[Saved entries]

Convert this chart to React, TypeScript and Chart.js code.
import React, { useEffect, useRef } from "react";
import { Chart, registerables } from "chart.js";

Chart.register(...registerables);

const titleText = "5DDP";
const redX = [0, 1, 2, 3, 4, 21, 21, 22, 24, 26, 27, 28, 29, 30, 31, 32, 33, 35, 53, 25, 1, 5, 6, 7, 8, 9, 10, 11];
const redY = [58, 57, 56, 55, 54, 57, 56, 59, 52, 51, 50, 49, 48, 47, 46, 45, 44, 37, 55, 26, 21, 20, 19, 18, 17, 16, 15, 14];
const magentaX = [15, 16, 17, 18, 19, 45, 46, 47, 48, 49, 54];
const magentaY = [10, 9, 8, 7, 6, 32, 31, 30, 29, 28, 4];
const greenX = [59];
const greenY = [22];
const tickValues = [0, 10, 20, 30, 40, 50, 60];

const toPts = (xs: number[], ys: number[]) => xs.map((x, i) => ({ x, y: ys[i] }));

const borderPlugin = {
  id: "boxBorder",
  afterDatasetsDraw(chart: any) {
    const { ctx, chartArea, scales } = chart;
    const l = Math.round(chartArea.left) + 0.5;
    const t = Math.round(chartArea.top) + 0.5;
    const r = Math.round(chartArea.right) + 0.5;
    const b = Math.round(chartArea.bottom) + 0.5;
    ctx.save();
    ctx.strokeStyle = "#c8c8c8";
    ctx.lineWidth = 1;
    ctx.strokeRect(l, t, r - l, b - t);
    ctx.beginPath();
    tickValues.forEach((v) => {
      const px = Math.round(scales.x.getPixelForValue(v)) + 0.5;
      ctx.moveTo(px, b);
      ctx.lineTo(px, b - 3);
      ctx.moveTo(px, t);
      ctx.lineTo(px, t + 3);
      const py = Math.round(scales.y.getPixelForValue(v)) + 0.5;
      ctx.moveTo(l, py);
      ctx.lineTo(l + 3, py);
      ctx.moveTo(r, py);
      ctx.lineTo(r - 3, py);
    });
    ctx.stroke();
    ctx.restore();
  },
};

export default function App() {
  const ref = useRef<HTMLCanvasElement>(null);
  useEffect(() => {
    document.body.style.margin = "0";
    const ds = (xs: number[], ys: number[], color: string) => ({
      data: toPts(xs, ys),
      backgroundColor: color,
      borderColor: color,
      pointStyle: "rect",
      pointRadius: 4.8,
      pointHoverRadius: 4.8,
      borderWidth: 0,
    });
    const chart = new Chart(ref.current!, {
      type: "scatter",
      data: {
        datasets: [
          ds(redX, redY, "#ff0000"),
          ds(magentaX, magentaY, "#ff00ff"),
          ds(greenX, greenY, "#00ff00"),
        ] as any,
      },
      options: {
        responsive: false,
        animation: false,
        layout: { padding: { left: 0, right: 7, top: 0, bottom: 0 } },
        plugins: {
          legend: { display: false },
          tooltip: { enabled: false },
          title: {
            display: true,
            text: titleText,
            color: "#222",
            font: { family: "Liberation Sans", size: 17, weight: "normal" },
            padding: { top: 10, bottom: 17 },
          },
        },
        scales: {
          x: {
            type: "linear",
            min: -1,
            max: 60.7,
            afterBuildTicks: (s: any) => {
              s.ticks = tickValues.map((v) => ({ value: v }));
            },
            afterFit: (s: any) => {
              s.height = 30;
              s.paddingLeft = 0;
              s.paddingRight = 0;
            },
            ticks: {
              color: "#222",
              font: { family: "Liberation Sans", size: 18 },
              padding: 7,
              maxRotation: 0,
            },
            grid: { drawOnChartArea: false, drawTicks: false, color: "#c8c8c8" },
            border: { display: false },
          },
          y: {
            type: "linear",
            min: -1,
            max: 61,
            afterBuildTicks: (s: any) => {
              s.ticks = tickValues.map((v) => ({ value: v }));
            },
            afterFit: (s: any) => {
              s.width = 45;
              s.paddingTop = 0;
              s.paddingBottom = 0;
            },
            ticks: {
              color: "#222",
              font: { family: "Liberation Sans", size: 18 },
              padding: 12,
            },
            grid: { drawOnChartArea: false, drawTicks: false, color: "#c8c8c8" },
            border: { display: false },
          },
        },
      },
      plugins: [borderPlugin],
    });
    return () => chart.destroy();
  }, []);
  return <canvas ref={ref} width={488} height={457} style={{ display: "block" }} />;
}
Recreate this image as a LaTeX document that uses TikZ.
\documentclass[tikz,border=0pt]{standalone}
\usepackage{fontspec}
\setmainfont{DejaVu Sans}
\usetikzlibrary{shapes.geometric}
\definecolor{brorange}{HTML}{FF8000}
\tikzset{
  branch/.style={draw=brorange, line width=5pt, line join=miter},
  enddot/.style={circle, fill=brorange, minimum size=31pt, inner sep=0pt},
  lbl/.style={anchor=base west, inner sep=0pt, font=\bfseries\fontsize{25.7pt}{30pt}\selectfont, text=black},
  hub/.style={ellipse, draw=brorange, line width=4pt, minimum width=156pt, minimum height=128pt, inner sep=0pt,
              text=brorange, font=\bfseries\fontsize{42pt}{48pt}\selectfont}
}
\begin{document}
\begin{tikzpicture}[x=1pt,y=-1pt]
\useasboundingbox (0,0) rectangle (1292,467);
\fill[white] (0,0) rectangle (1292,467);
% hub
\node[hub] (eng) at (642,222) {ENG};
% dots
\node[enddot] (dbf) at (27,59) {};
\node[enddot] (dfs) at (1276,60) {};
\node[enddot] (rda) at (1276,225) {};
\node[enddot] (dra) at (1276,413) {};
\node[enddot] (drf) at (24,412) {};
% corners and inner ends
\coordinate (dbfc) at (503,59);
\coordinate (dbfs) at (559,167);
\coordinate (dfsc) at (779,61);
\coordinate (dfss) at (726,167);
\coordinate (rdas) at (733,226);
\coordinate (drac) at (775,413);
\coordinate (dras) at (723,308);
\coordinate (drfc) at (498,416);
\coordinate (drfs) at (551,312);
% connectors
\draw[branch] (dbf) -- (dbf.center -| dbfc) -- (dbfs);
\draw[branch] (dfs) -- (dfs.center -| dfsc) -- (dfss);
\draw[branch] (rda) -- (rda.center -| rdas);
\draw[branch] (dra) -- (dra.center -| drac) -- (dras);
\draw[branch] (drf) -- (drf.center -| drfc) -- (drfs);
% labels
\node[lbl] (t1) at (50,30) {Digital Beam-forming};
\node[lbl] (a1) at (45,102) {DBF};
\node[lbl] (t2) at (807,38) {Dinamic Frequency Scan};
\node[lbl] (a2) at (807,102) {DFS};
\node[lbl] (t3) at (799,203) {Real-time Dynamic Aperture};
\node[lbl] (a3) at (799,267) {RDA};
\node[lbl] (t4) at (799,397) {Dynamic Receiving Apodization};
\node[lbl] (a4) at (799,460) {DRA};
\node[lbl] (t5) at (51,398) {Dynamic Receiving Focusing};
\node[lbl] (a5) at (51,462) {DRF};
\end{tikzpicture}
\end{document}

● GOAL
Extract, word for word, each line of the listing above.

● FULL ANSWER
Convert this chart to React, TypeScript and Chart.js code.
import React, { useEffect, useRef } from "react";
import { Chart, registerables } from "chart.js";

Chart.register(...registerables);

const titleText = "5DDP";
const redX = [0, 1, 2, 3, 4, 21, 21, 22, 24, 26, 27, 28, 29, 30, 31, 32, 33, 35, 53, 25, 1, 5, 6, 7, 8, 9, 10, 11];
const redY = [58, 57, 56, 55, 54, 57, 56, 59, 52, 51, 50, 49, 48, 47, 46, 45, 44, 37, 55, 26, 21, 20, 19, 18, 17, 16, 15, 14];
const magentaX = [15, 16, 17, 18, 19, 45, 46, 47, 48, 49, 54];
const magentaY = [10, 9, 8, 7, 6, 32, 31, 30, 29, 28, 4];
const greenX = [59];
const greenY = [22];
const tickValues = [0, 10, 20, 30, 40, 50, 60];

const toPts = (xs: number[], ys: number[]) => xs.map((x, i) => ({ x, y: ys[i] }));

const borderPlugin = {
  id: "boxBorder",
  afterDatasetsDraw(chart: any) {
    const { ctx, chartArea, scales } = chart;
    const l = Math.round(chartArea.left) + 0.5;
    const t = Math.round(chartArea.top) + 0.5;
    const r = Math.round(chartArea.right) + 0.5;
    const b = Math.round(chartArea.bottom) + 0.5;
    ctx.save();
    ctx.strokeStyle = "#c8c8c8";
    ctx.lineWidth = 1;
    ctx.strokeRect(l, t, r - l, b - t);
    ctx.beginPath();
    tickValues.forEach((v) => {
      const px = Math.round(scales.x.getPixelForValue(v)) + 0.5;
      ctx.moveTo(px, b);
      ctx.lineTo(px, b - 3);
      ctx.moveTo(px, t);
      ctx.lineTo(px, t + 3);
      const py = Math.round(scales.y.getPixelForValue(v)) + 0.5;
      ctx.moveTo(l, py);
      ctx.lineTo(l + 3, py);
      ctx.moveTo(r, py);
      ctx.lineTo(r - 3, py);
    });
    ctx.stroke();
    ctx.restore();
  },
};

export default function App() {
  const ref = useRef<HTMLCanvasElement>(null);
  useEffect(() => {
    document.body.style.margin = "0";
    const ds = (xs: number[], ys: number[], color: string) => ({
      data: toPts(xs, ys),
      backgroundColor: color,
      borderColor: color,
      pointStyle: "rect",
      pointRadius: 4.8,
      pointHoverRadius: 4.8,
      borderWidth: 0,
    });
    const chart = new Chart(ref.current!, {
      type: "scatter",
      data: {
        datasets: [
          ds(redX, redY, "#ff0000"),
          ds(magentaX, magentaY, "#ff00ff"),
          ds(greenX, greenY, "#00ff00"),
        ] as any,
      },
      options: {
        responsive: false,
        animation: false,
        layout: { padding: { left: 0, right: 7, top: 0, bottom: 0 } },
        plugins: {
          legend: { display: false },
          tooltip: { enabled: false },
          title: {
            display: true,
            text: titleText,
            color: "#222",
            font: { family: "Liberation Sans", size: 17, weight: "normal" },
            padding: { top: 10, bottom: 17 },
          },
        },
        scales: {
          x: {
            type: "linear",
            min: -1,
            max: 60.7,
            afterBuildTicks: (s: any) => {
              s.ticks = tickValues.map((v) => ({ value: v }));
            },
            afterFit: (s: any) => {
              s.height = 30;
              s.paddingLeft = 0;
              s.paddingRight = 0;
            },
            ticks: {
              color: "#222",
              font: { family: "Liberation Sans", size: 18 },
              padding: 7,
              maxRotation: 0,
            },
            grid: { drawOnChartArea: false, drawTicks: false, color: "#c8c8c8" },
            border: { display: false },
          },
          y: {
            type: "linear",
            min: -1,
            max: 61,
            afterBuildTicks: (s: any) => {
              s.ticks = tickValues.map((v) => ({ value: v }));
            },
            afterFit: (s: any) => {
              s.width = 45;
              s.paddingTop = 0;
              s.paddingBottom = 0;
            },
            ticks: {
              color: "#222",
              font: { family: "Liberation Sans", size: 18 },
              padding: 12,
            },
            grid: { drawOnChartArea: false, drawTicks: false, color: "#c8c8c8" },
            border: { display: false },
          },
        },
      },
      plugins: [borderPlugin],
    });
    return () => chart.destroy();
  }, []);
  return <canvas ref={ref} width={488} height={457} style={{ display: "block" }} />;
}
Recreate this image as a LaTeX document that uses TikZ.
\documentclass[tikz,border=0pt]{standalone}
\usepackage{fontspec}
\setmainfont{DejaVu Sans}
\usetikzlibrary{shapes.geometric}
\definecolor{brorange}{HTML}{FF8000}
\tikzset{
  branch/.style={draw=brorange, line width=5pt, line join=miter},
  enddot/.style={circle, fill=brorange, minimum size=31pt, inner sep=0pt},
  lbl/.style={anchor=base west, inner sep=0pt, font=\bfseries\fontsize{25.7pt}{30pt}\selectfont, text=black},
  hub/.style={ellipse, draw=brorange, line width=4pt, minimum width=156pt, minimum height=128pt, inner sep=0pt,
              text=brorange, font=\bfseries\fontsize{42pt}{48pt}\selectfont}
}
\begin{document}
\begin{tikzpicture}[x=1pt,y=-1pt]
\useasboundingbox (0,0) rectangle (1292,467);
\fill[white] (0,0) rectangle (1292,467);
% hub
\node[hub] (eng) at (642,222) {ENG};
% dots
\node[enddot] (dbf) at (27,59) {};
\node[enddot] (dfs) at (1276,60) {};
\node[enddot] (rda) at (1276,225) {};
\node[enddot] (dra) at (1276,413) {};
\node[enddot] (drf) at (24,412) {};
% corners and inner ends
\coordinate (dbfc) at (503,59);
\coordinate (dbfs) at (559,167);
\coordinate (dfsc) at (779,61);
\coordinate (dfss) at (726,167);
\coordinate (rdas) at (733,226);
\coordinate (drac) at (775,413);
\coordinate (dras) at (723,308);
\coordinate (drfc) at (498,416);
\coordinate (drfs) at (551,312);
% connectors
\draw[branch] (dbf) -- (dbf.center -| dbfc) -- (dbfs);
\draw[branch] (dfs) -- (dfs.center -| dfsc) -- (dfss);
\draw[branch] (rda) -- (rda.center -| rdas);
\draw[branch] (dra) -- (dra.center -| drac) -- (dras);
\draw[branch] (drf) -- (drf.center -| drfc) -- (drfs);
% labels
\node[lbl] (t1) at (50,30) {Digital Beam-forming};
\node[lbl] (a1) at (45,102) {DBF};
\node[lbl] (t2) at (807,38) {Dinamic Frequency Scan};
\node[lbl] (a2) at (807,102) {DFS};
\node[lbl] (t3) at (799,203) {Real-time Dynamic Aperture};
\node[lbl] (a3) at (799,267) {RDA};
\node[lbl] (t4) at (799,397) {Dynamic Receiving Apodization};
\node[lbl] (a4) at (799,460) {DRA};
\node[lbl] (t5) at (51,398) {Dynamic Receiving Focusing};
\node[lbl] (a5) at (51,462) {DRF};
\end{tikzpicture}
\end{document}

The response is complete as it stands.